Henrietta Bredin

A world elsewhere

Henrietta Bredin visits Oslo's new opera house and finds it impressive, both inside and out

Henrietta Bredin visits Oslo’s new opera house and finds it impressive, both inside and out

Oslo is a small city, with a population of just over half a million, but it now boasts, funded entirely from the public purse, and on budget — Olympic Committee, please note — a spanking new all-singing, all-dancing opera house which has already rooted itself deeply in Norwegian affections, despite initial resistance from many quarters, especially in rural areas. Completed an impressive five months ahead of schedule, it sits on the waterfront in the old harbour area of Bjørvika like an iceberg that might slip into the fjord at any minute.

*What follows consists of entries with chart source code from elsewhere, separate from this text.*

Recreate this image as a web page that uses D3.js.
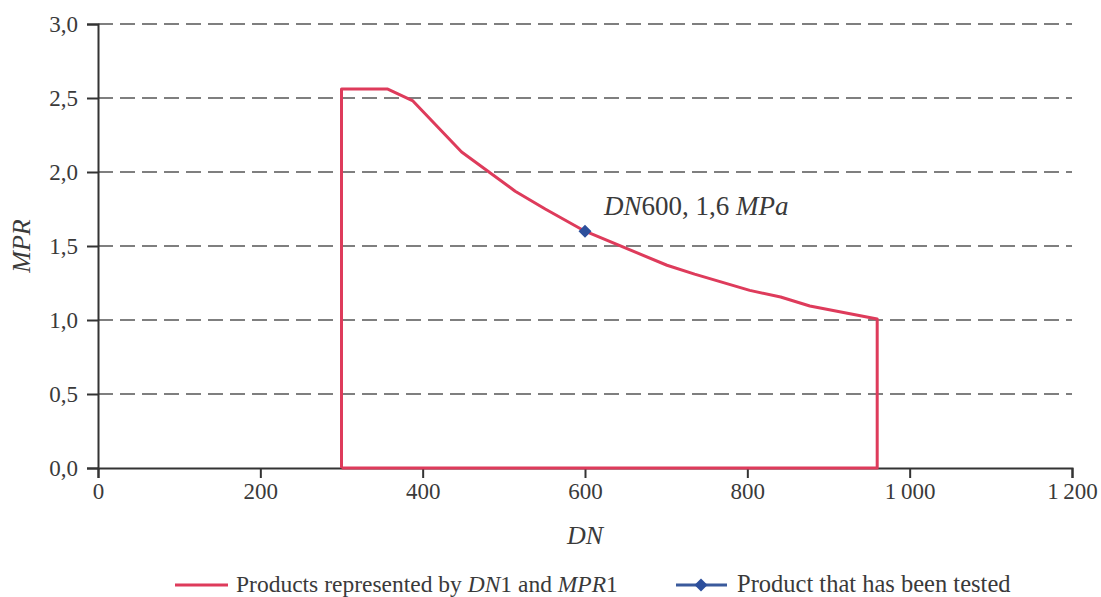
<!DOCTYPE html>
<html>
<head>
<meta charset="utf-8">
<script src="https://cdn.jsdelivr.net/npm/d3@7"></script>
<style>
body { margin: 0; background: #fff; }
svg text { font-family: "Liberation Serif", serif; fill: #3a3a3a; }
</style>
</head>
<body>
<svg id="graph"></svg>
<script>
// axis ticks
var dnTicks = [0, 200, 400, 600, 800, 1000, 1200]
var mprTicks = [0, 0.5, 1.0, 1.5, 2.0, 2.5, 3.0]

// boundary of the product family (DN1 / MPR1)
var boundaryDN  = [300, 300, 357, 388, 448, 514, 551, 600, 701, 735, 803, 841, 877, 960, 960, 300]
var boundaryMPR = [0, 2.56, 2.56, 2.48, 2.135, 1.87, 1.75, 1.6, 1.37, 1.31, 1.2, 1.155, 1.095, 1.007, 0, 0]

// tested product
var testedDN = [600]
var testedMPR = [1.6]

var screen = {width: 1101, height: 597}
var margin = {left: 98, right: 29, top: 24, bottom: 129}

var svg = d3.select("#graph")
    .attr("width", screen.width)
    .attr("height", screen.height)

var xScale = d3.scaleLinear()
    .domain([0, 1200])
    .range([margin.left, screen.width - margin.right])

var yScale = d3.scaleLinear()
    .domain([0, 3])
    .range([screen.height - margin.bottom, margin.top])

var fmtX = function(d)
{
    return d >= 1000 ? d3.format(",")(d).replace(",", "\u2009") : d
}
var fmtY = function(d)
{
    return d3.format(".1f")(d).replace(".", ",")
}

// dashed gridlines
svg.append("g")
    .selectAll("line")
    .data(mprTicks.filter(function(d) { return d > 0 }))
    .enter()
    .append("line")
    .attr("x1", xScale(0))
    .attr("x2", xScale(1200))
    .attr("y1", function(d) { return yScale(d) })
    .attr("y2", function(d) { return yScale(d) })
    .attr("stroke", "#555")
    .attr("stroke-width", 1.5)
    .attr("stroke-dasharray", "15,7")

// x axis
var xAxis = svg.append("g")
    .attr("transform", "translate(0," + yScale(0) + ")")
    .call(d3.axisBottom(xScale).tickValues(dnTicks).tickFormat(fmtX).tickSize(10).tickPadding(5))
xAxis.select(".domain").attr("stroke", "#333").attr("stroke-width", 2)
xAxis.selectAll(".tick line").attr("stroke", "#333").attr("stroke-width", 2)
xAxis.selectAll("text").style("font-size", "23px").attr("fill", "#3a3a3a")

// y axis
var yAxis = svg.append("g")
    .attr("transform", "translate(" + xScale(0) + ",0)")
    .call(d3.axisLeft(yScale).tickValues(mprTicks).tickFormat(fmtY).tickSize(11).tickPadding(9))
yAxis.select(".domain").attr("stroke", "#333").attr("stroke-width", 2)
yAxis.selectAll(".tick line").attr("stroke", "#333").attr("stroke-width", 2)
yAxis.selectAll("text").style("font-size", "23px").attr("fill", "#3a3a3a")

// boundary polygon
var pts = boundaryDN.map(function(d, i) { return [d, boundaryMPR[i]] })
var line = d3.line()
    .x(function(p) { return xScale(p[0]) })
    .y(function(p) { return yScale(p[1]) })

svg.append("path")
    .datum(pts)
    .attr("d", line)
    .attr("fill", "none")
    .attr("stroke", "#de3b5b")
    .attr("stroke-width", 3)
    .attr("stroke-linejoin", "round")

// tested point (square turned 45 degrees)
var marker = d3.symbol().type(d3.symbolSquare).size(85)
svg.selectAll(".tested")
    .data(testedDN)
    .enter()
    .append("path")
    .attr("class", "tested")
    .attr("d", marker)
    .attr("transform", function(d, i) { return "translate(" + xScale(d) + "," + yScale(testedMPR[i]) + ") rotate(45)" })
    .attr("fill", "#2d4f9c")

// annotation
var ann = svg.append("text")
    .attr("x", xScale(600) + 19)
    .attr("y", yScale(1.6) - 16)
    .style("font-size", "27px")
ann.append("tspan").style("font-style", "italic").text("DN")
ann.append("tspan").text("600, 1,6 ")
ann.append("tspan").style("font-style", "italic").text("MPa")

// axis titles
svg.append("text")
    .attr("x", (xScale(0) + xScale(1200)) / 2)
    .attr("y", 544)
    .attr("text-anchor", "middle")
    .style("font-size", "26px")
    .style("font-style", "italic")
    .text("DN")

svg.append("text")
    .attr("transform", "translate(30," + yScale(1.5) + ") rotate(-90)")
    .attr("text-anchor", "middle")
    .style("font-size", "26px")
    .style("font-style", "italic")
    .text("MPR")

// legend
var lg = svg.append("g")
lg.append("line")
    .attr("x1", 175).attr("x2", 228).attr("y1", 585).attr("y2", 585)
    .attr("stroke", "#de3b5b").attr("stroke-width", 3)
var t1 = lg.append("text").attr("x", 236).attr("y", 592).style("font-size", "23.5px")
t1.append("tspan").text("Products represented by ")
t1.append("tspan").style("font-style", "italic").text("DN")
t1.append("tspan").text("1 and ")
t1.append("tspan").style("font-style", "italic").text("MPR")
t1.append("tspan").text("1")

lg.append("line")
    .attr("x1", 676).attr("x2", 727).attr("y1", 585).attr("y2", 585)
    .attr("stroke", "#3a5a9c").attr("stroke-width", 3)
lg.append("path")
    .attr("d", marker)
    .attr("transform", "translate(701,585) rotate(45)")
    .attr("fill", "#2d4f9c")
lg.append("text").attr("x", 737).attr("y", 592).style("font-size", "24.5px")
    .text("Product that has been tested")
</script>
</body>
</html>
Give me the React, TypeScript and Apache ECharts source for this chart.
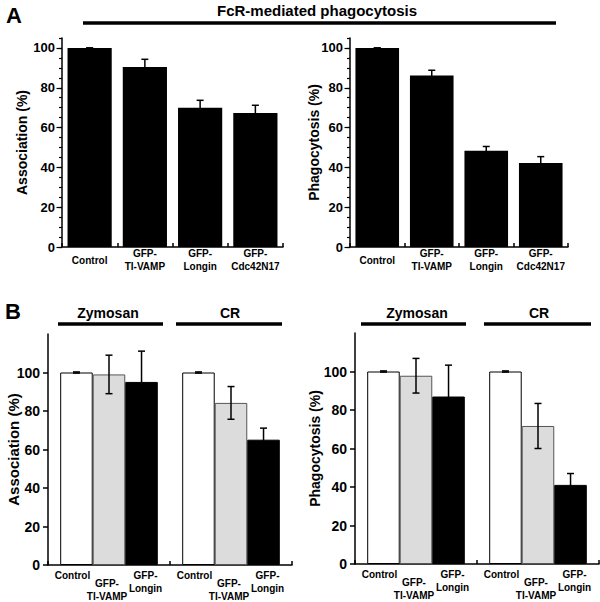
import React, { useEffect, useRef } from "react";
import * as echarts from "echarts";

const FONT = '"Liberation Sans", Arial, Helvetica, sans-serif';

// Panel A
const catsA = ["Control", "GFP-\nTI-VAMP", "GFP-\nLongin", "GFP-\nCdc42N17"];
const assocA = [100, 90.4, 70, 67.3];
const assocAErr = [0, 3.9, 3.7, 3.9];
const phagoA = [100, 86.1, 48.4, 42.2];
const phagoAErr = [0, 2.7, 2.1, 3.2];
const majorTicksA = [0, 20, 40, 60, 80, 100];

// Panel B
const groupsB = ["Zymosan", "CR"];
const seriesB = ["Control", "GFP-\nTI-VAMP", "GFP-\nLongin"];
const assocB = [
  [100, 100],
  [99, 84.2],
  [95.1, 65.1],
];
const assocBErr = [
  [0.3, 0.3],
  [10, 8.5],
  [16, 6],
];
const phagoB = [
  [100, 100],
  [97.8, 71.7],
  [87, 41.1],
];
const phagoBErr = [
  [0.3, 0.3],
  [9, 11.7],
  [16.3, 5.9],
];
const majorTicksB = [0, 20, 40, 60, 80, 100];
const colorsB = ["#ffffff", "#dcdcdc", "#000000"];
const borderB = ["#000000", "#555555", "#000000"];

const errRender = (nSeries: number, k: number) => (params: any, api: any) => {
  const x = api.value(0);
  const v = api.value(1);
  const e = api.value(2);
  const band = api.size([1, 0])[0];
  const bw = (band * 0.8) / nSeries;
  const off = (k - (nSeries - 1) / 2) * bw;
  const top = api.coord([x, v + e]);
  const bot = api.coord([x, v - e]);
  const cx = top[0] + off;
  const w = 3.5;
  const st = { stroke: "#000", lineWidth: 1.5 };
  return {
    type: "group",
    children: [
      { type: "line", shape: { x1: cx, y1: top[1], x2: cx, y2: bot[1] }, style: st },
      { type: "line", shape: { x1: cx - w, y1: top[1], x2: cx + w, y2: top[1] }, style: st },
      { type: "line", shape: { x1: cx - w, y1: bot[1], x2: cx + w, y2: bot[1] }, style: st },
    ],
  };
};

function buildOption() {
  const grids = [
    { left: 62, top: 38, width: 221, height: 209 },
    { left: 350, top: 38, width: 218, height: 209 },
    { left: 48, top: 334, width: 244, height: 231 },
    { left: 355, top: 333, width: 244, height: 231 },
  ];
  const lineStyle = { color: "#000", width: 1.5 };
  const xAxisA = (gi: number) => ({
    type: "category",
    gridIndex: gi,
    data: catsA,
    axisLine: { lineStyle },
    axisTick: { show: true, inside: true, length: 4, lineStyle },
    axisLabel: {
      interval: 0,
      fontFamily: FONT,
      fontSize: 10,
      fontWeight: "bold",
      color: "#000",
      margin: 13,
      verticalAlign: "middle",
      lineHeight: 12.5,
    },
  });
  const xAxisB = (gi: number) => ({
    type: "category",
    gridIndex: gi,
    data: groupsB,
    axisLine: { lineStyle },
    axisTick: { show: true, inside: true, length: 4, lineStyle },
    axisLabel: { show: false },
  });
  const nameStyle = (size: number) => ({
    fontFamily: FONT,
    fontSize: size,
    fontWeight: "bold",
    color: "#000",
  });
  const yMainA = (gi: number, name: string, gap: number) => ({
    type: "value",
    gridIndex: gi,
    position: "left",
    min: 0,
    max: 105,
    interval: 5,
    name,
    nameLocation: "middle",
    nameGap: gap,
    nameMoveOverlap: false,
    nameTextStyle: nameStyle(14),
    axisLine: { show: true, lineStyle },
    axisTick: { show: true, length: 3, lineStyle: { color: "#000", width: 1.2 } },
    axisLabel: {
      formatter: (v: number) => (majorTicksA.includes(v) ? String(v) : ""),
      fontFamily: FONT,
      fontSize: 13,
      fontWeight: "bold",
      color: "#000",
      margin: 7,
    },
    splitLine: { show: false },
  });
  const yMajorA = (gi: number) => ({
    type: "value",
    gridIndex: gi,
    position: "left",
    min: 0,
    max: 105,
    interval: 20,
    axisLine: { show: false },
    axisTick: { show: true, length: 5.5, customValues: majorTicksA, lineStyle: { color: "#000", width: 1.2 } },
    axisLabel: { show: false },
    splitLine: { show: false },
  });
  const yB = (gi: number, name: string, gap: number, nsize: number) => ({
    type: "value",
    gridIndex: gi,
    position: "left",
    min: 0,
    max: 120,
    interval: 20,
    name,
    nameLocation: "middle",
    nameGap: gap,
    nameMoveOverlap: false,
    nameTextStyle: nameStyle(nsize),
    axisLine: { show: true, lineStyle },
    axisTick: { show: true, length: 5, customValues: majorTicksB, lineStyle: { color: "#000", width: 1.5 } },
    axisLabel: {
      formatter: (v: number) => (majorTicksB.includes(v) ? String(v) : ""),
      fontFamily: FONT,
      fontSize: 14,
      fontWeight: "bold",
      color: "#000",
      margin: 8,
    },
    splitLine: { show: false },
  });

  const series: any[] = [];
  const addA = (ai: number, vals: number[], errs: number[]) => {
    series.push({
      type: "bar",
      xAxisIndex: ai,
      yAxisIndex: ai * 2,
      data: vals,
      barCategoryGap: "20%",
      itemStyle: { color: "#000" },
    });
    series.push({
      type: "custom",
      xAxisIndex: ai,
      yAxisIndex: ai * 2,
      data: vals.map((v, i) => [i, v, errs[i]]),
      renderItem: errRender(1, 0),
      z: 5,
    });
  };
  addA(0, assocA, assocAErr);
  addA(1, phagoA, phagoAErr);

  const labelOffsets = [
    [-4, 0],
    [-2, 0],
    [4, 0],
  ];
  const labelDist = [4, 12, 4];
  const addB = (xi: number, yi: number, vals: number[][], errs: number[][]) => {
    vals.forEach((arr, k) => {
      series.push({
        type: "bar",
        name: seriesB[k],
        xAxisIndex: xi,
        yAxisIndex: yi,
        data: arr,
        barGap: "0%",
        barCategoryGap: "20%",
        itemStyle: { color: colorsB[k], borderColor: borderB[k], borderWidth: 1 },
        label: {
          show: true,
          position: "bottom",
          distance: labelDist[k],
          offset: labelOffsets[k],
          formatter: () => seriesB[k],
          fontFamily: FONT,
          fontSize: 10,
          fontWeight: "bold",
          color: "#000",
          lineHeight: 13,
          align: "center",
        },
      });
    });
    vals.forEach((arr, k) => {
      series.push({
        type: "custom",
        xAxisIndex: xi,
        yAxisIndex: yi,
        data: arr.map((v, i) => [i, v, errs[k][i]]),
        renderItem: errRender(3, k),
        z: 5,
      });
    });
  };
  addB(2, 4, assocB, assocBErr);
  addB(3, 5, phagoB, phagoBErr);

  const textStyle = (size: number) => ({
    fontFamily: FONT,
    fontSize: size,
    fontWeight: "bold",
    fill: "#000",
  });
  const headLine = (x1: number, x2: number, y: number, w: number) => ({
    type: "line",
    shape: { x1, y1: y, x2, y2: y },
    style: { stroke: "#000", lineWidth: w },
  });
  const centerText = (text: string, x: number, y: number, size: number) => ({
    type: "text",
    x,
    y,
    style: { ...textStyle(size), text, align: "center", verticalAlign: "middle" },
  });

  const graphic = [
    centerText("A", 14, 15, 22),
    centerText("FcR-mediated phagocytosis", 317, 10, 15),
    headLine(83, 556, 23, 3.5),
    centerText("B", 13, 311, 22),
    centerText("Zymosan", 108, 313, 14),
    centerText("CR", 230, 313, 14),
    headLine(58, 163, 324, 3.5),
    headLine(176, 282, 324, 3.5),
    centerText("Zymosan", 417, 313, 14),
    centerText("CR", 539, 313, 14),
    headLine(361, 466, 324, 3.5),
    headLine(484, 591, 324, 3.5),
  ];

  return {
    animation: false,
    backgroundColor: "#fff",
    grid: grids,
    xAxis: [xAxisA(0), xAxisA(1), xAxisB(2), xAxisB(3)],
    yAxis: [
      yMainA(0, "Association (%)", 33),
      yMajorA(0),
      yMainA(1, "Phagocytosis (%)", 29.5),
      yMajorA(1),
      yB(2, "Association (%)", 27.5, 15),
      yB(3, "Phagocytosis (%)", 33, 14),
    ],
    series,
    graphic,
  };
}

export default function App() {
  const ref = useRef<HTMLDivElement>(null);
  useEffect(() => {
    if (!ref.current) return;
    const chart = echarts.init(ref.current, undefined, { renderer: "svg" });
    chart.setOption(buildOption() as any);
    return () => chart.dispose();
  }, []);
  return (
    <div
      ref={ref}
      style={{ position: "absolute", left: 0, top: 0, width: 600, height: 602 }}
    />
  );
}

A governing idea behind it was that it should prove a popular gathering place for people whether or not they were planning to attend an opera or ballet performance, and this seems to have been a resounding success. On a glittering June day I found a family with a baby in a push chair having a picnic on the roof, assorted half-naked sun-worshippers spread like basking seals on a long, paved slope leading down into the water and, inside, bunches of contented people drinking coffee, eating pastries and admiring the boat-studded, gull-swooping view through a vast expanse of glass.

Snøhetta, the architects responsible for the building, have taken inspiration from the Norwegian landscape in winter, so that it looks from the outside, all interlocking planes of white marble and glass, like a cross between an ice floe and a craggy snow-covered mountainside. The interior is light-saturated with, to one side, a staircase and a great curved wall made of Baltic oak and, to the other, a pale green and white honeycomb structure designed by Olafur Eliasson behind which is a cloakroom (which at the moment, with no bulky outdoor clothes hanging there, resembles a bare-branched steel forest) and generous, beautifully designed lavatories.